Can a ghost haunt a ghost?
Can the dead reach out and touch the living?
Can ancient evil be made manifest?

These are the questions that confront investigator David Ash when he is sent to the picturesque village of Sleath in the Chiltern Hills to look into mysterious reports of mass hauntings. What he discovers is a terrified community gripped by horrors and terrorized by ghosts from the ancient village’s long history. As each dark secret is unveiled and terrible, malign forces are unleashed, he will fear for his very sanity.

Sleath. Where the dead will walk the streets.

Sleath, it seems, is a picturesque village that is haunted by…well, pretty much everything that ever happened there.  When psychic investigator David Ash is called to Sleath at the behest of the local vicar amid whispers of hauntings, he is woefully unprepared to deal with the sheer backlog of instances of human misery that this town seems to be hiding.  Along with Grace, the vicar’s daughter, and later on, a mysterious Irish man who turns up out of the blue, David must try and get to the bottom of the diverse phenomena appearing all over the village and discover whether they have paranormal origins or are driven by something more mundane.

Before you pick this one up you should probably be made aware that it isn’t your average, run of the mill ghost story, but also features some quite graphic, stomach-churning violence that is sprung on the reader without warning in various places.  We Shelf-dwellers, being fans of ghostliness, but not necessarily goriness (unless we’re in the mood!), found this to be a bit of a stumbling block to getting into this book because after a while we became hand-shy that something icky would be around the next corner.  For those who appreciate trigger warnings, you should be made aware that this book features descriptions of child sexual abuse that are quite confronting.

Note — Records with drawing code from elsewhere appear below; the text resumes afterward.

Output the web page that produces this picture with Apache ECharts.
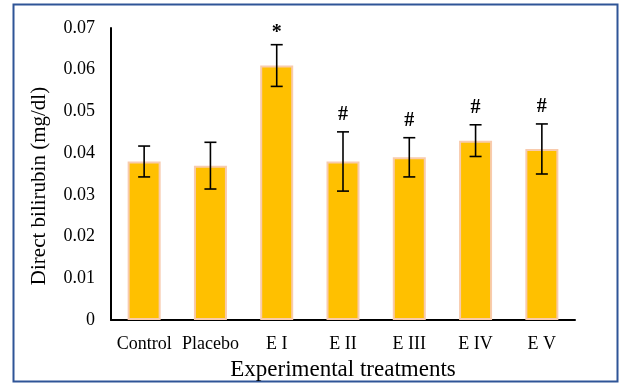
<!DOCTYPE html>
<html>
<head>
<meta charset="utf-8">
<script src="https://cdn.jsdelivr.net/npm/echarts@6/dist/echarts.min.js"></script>
<style>
  html, body { margin: 0; padding: 0; background: #fff; }
  #chart { width: 622px; height: 383px; }
</style>
</head>
<body>
<div id="chart"></div>
<script>
const treatments = ['Control', 'Placebo', 'E I', 'E II', 'E III', 'E IV', 'E V'];
const bilirubin = [0.038, 0.037, 0.061, 0.038, 0.039, 0.043, 0.041];
const errUp = [0.0037, 0.0056, 0.005, 0.0071, 0.0047, 0.0038, 0.006];
const errDown = [0.0037, 0.0056, 0.005, 0.0071, 0.0047, 0.0038, 0.006];
const marks = ['', '', '*', '#', '#', '#', '#'];

let chart = echarts.init(document.getElementById('chart'));

const serif = '"Liberation Serif", "Times New Roman", serif';

const option = {
    animation: false,
    grid: {
        left: 111,
        right: 47,
        top: 28,
        bottom: 63,
        outerBoundsMode: 'none'
    },
    graphic: [{
        type: 'rect',
        shape: { x: 13.5, y: 4.5, width: 604, height: 377 },
        style: { fill: 'none', stroke: '#2F5597', lineWidth: 2 },
        silent: true
    }],
    xAxis: {
        type: 'category',
        data: treatments,
        name: 'Experimental treatments',
        nameLocation: 'middle',
        nameGap: 38,
        nameTextStyle: { fontFamily: serif, fontSize: 23, color: '#000' },
        axisLine: { lineStyle: { color: '#000', width: 2 } },
        axisTick: { show: false },
        axisLabel: { interval: 0, fontFamily: serif, fontSize: 18, color: '#000', margin: 15 }
    },
    yAxis: {
        type: 'value',
        min: 0,
        max: 0.07,
        interval: 0.01,
        name: 'Direct bilirubin (mg/dl)',
        nameLocation: 'middle',
        nameGap: 61,
        nameTextStyle: { fontFamily: serif, fontSize: 21, color: '#000', padding: [0, 24, 0, 0] },
        axisLine: { show: true, lineStyle: { color: '#000', width: 2 } },
        axisTick: { show: false },
        splitLine: { show: false },
        axisLabel: {
            fontFamily: serif, fontSize: 18, color: '#000', margin: 16,
            formatter: v => v === 0 ? '0' : v.toFixed(2)
        }
    },
    series: [
        {
            name: 'Direct bilirubin',
            type: 'bar',
            data: bilirubin,
            barWidth: 33,
            itemStyle: { color: '#FFC000', borderColor: '#F8CBAD', borderWidth: 2 }
        },
        {
            type: 'custom',
            data: bilirubin.map((v, i) => [i, v - errDown[i], v + errUp[i], marks[i]]),
            z: 10,
            renderItem: function (params, api) {
                const lo = api.coord([api.value(0), api.value(1)]);
                const hi = api.coord([api.value(0), api.value(2)]);
                const cap = 6;
                const style = { stroke: '#000', lineWidth: 1.6 };
                const mark = api.value(3);
                return {
                    type: 'group',
                    children: [
                        { type: 'line', shape: { x1: hi[0], y1: hi[1], x2: lo[0], y2: lo[1] }, style },
                        { type: 'line', shape: { x1: hi[0] - cap, y1: hi[1], x2: hi[0] + cap, y2: hi[1] }, style },
                        { type: 'line', shape: { x1: lo[0] - cap, y1: lo[1], x2: lo[0] + cap, y2: lo[1] }, style },
                        {
                            type: 'text',
                            style: {
                                text: mark,
                                x: hi[0], y: hi[1] - (mark === '*' ? 2 : 7),
                                align: 'center', verticalAlign: 'bottom',
                                font: 'bold 20px ' + serif,
                                fill: '#000'
                            }
                        }
                    ]
                };
            }
        }
    ]
};

option && chart.setOption(option);
window.addEventListener('resize', chart.resize);
</script>
</body>
</html>
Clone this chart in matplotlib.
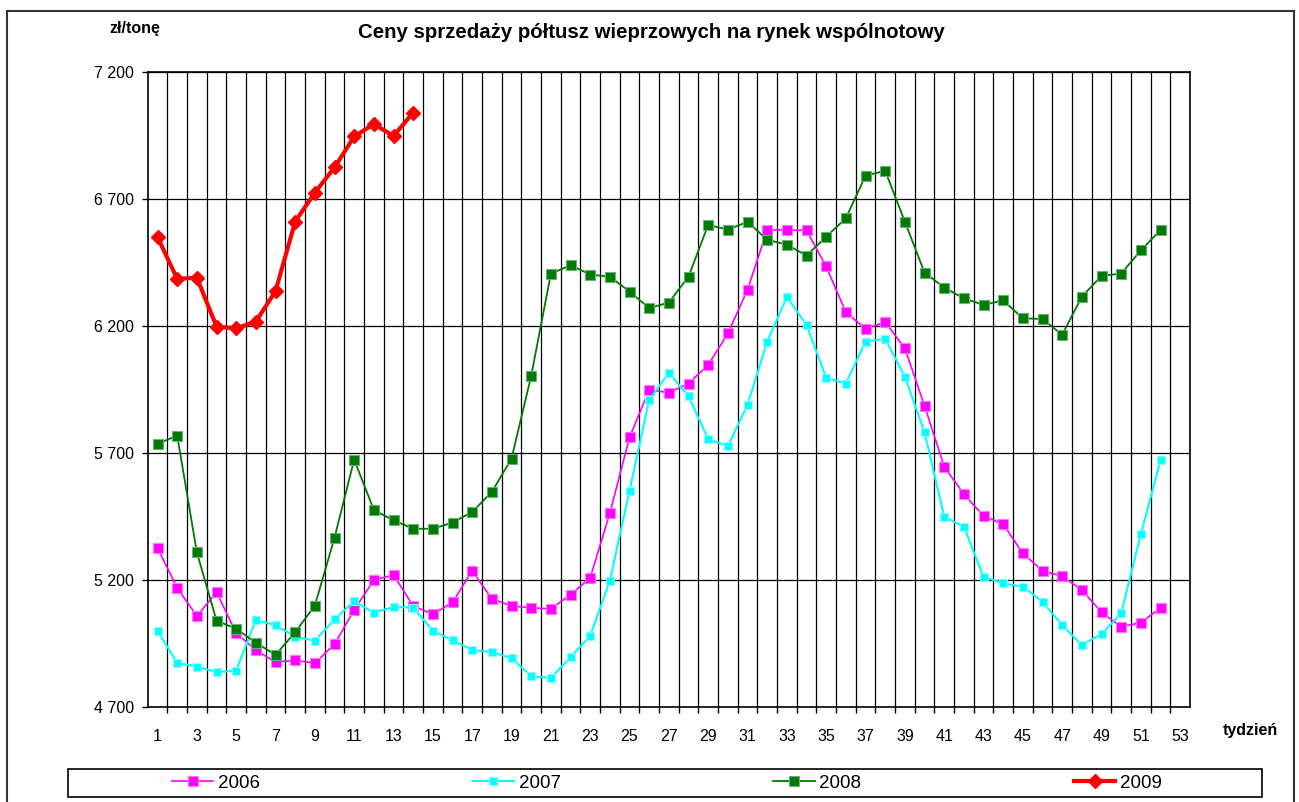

This is the second book in a series featuring psychic investigator David Ash.  Not having read the first book wasn’t a major problem as the author provides enough information here and there to ensure that the reader gets an idea of his backstory. Ash is a bit of a tortured character by all accounts who is committed to his job but still coming to terms with some seriously nasty psychological trauma from a past case.

I couldn’t quite make up my mind as to whether I enjoyed this book or not.  On the one hand, it certainly satisfies the criteria of “totally creepy paranormal phenomena” and “reveals you didn’t see coming”, both of which I appreciate in a good ghosty story.  On the other hand, the aforementioned violence seemed shockingly out of place and was so graphic in places that it made me feel a bit sick.   I also had a few issues with the slow pacing of the investigation and constant interjections of flashbacks from various townsfolk.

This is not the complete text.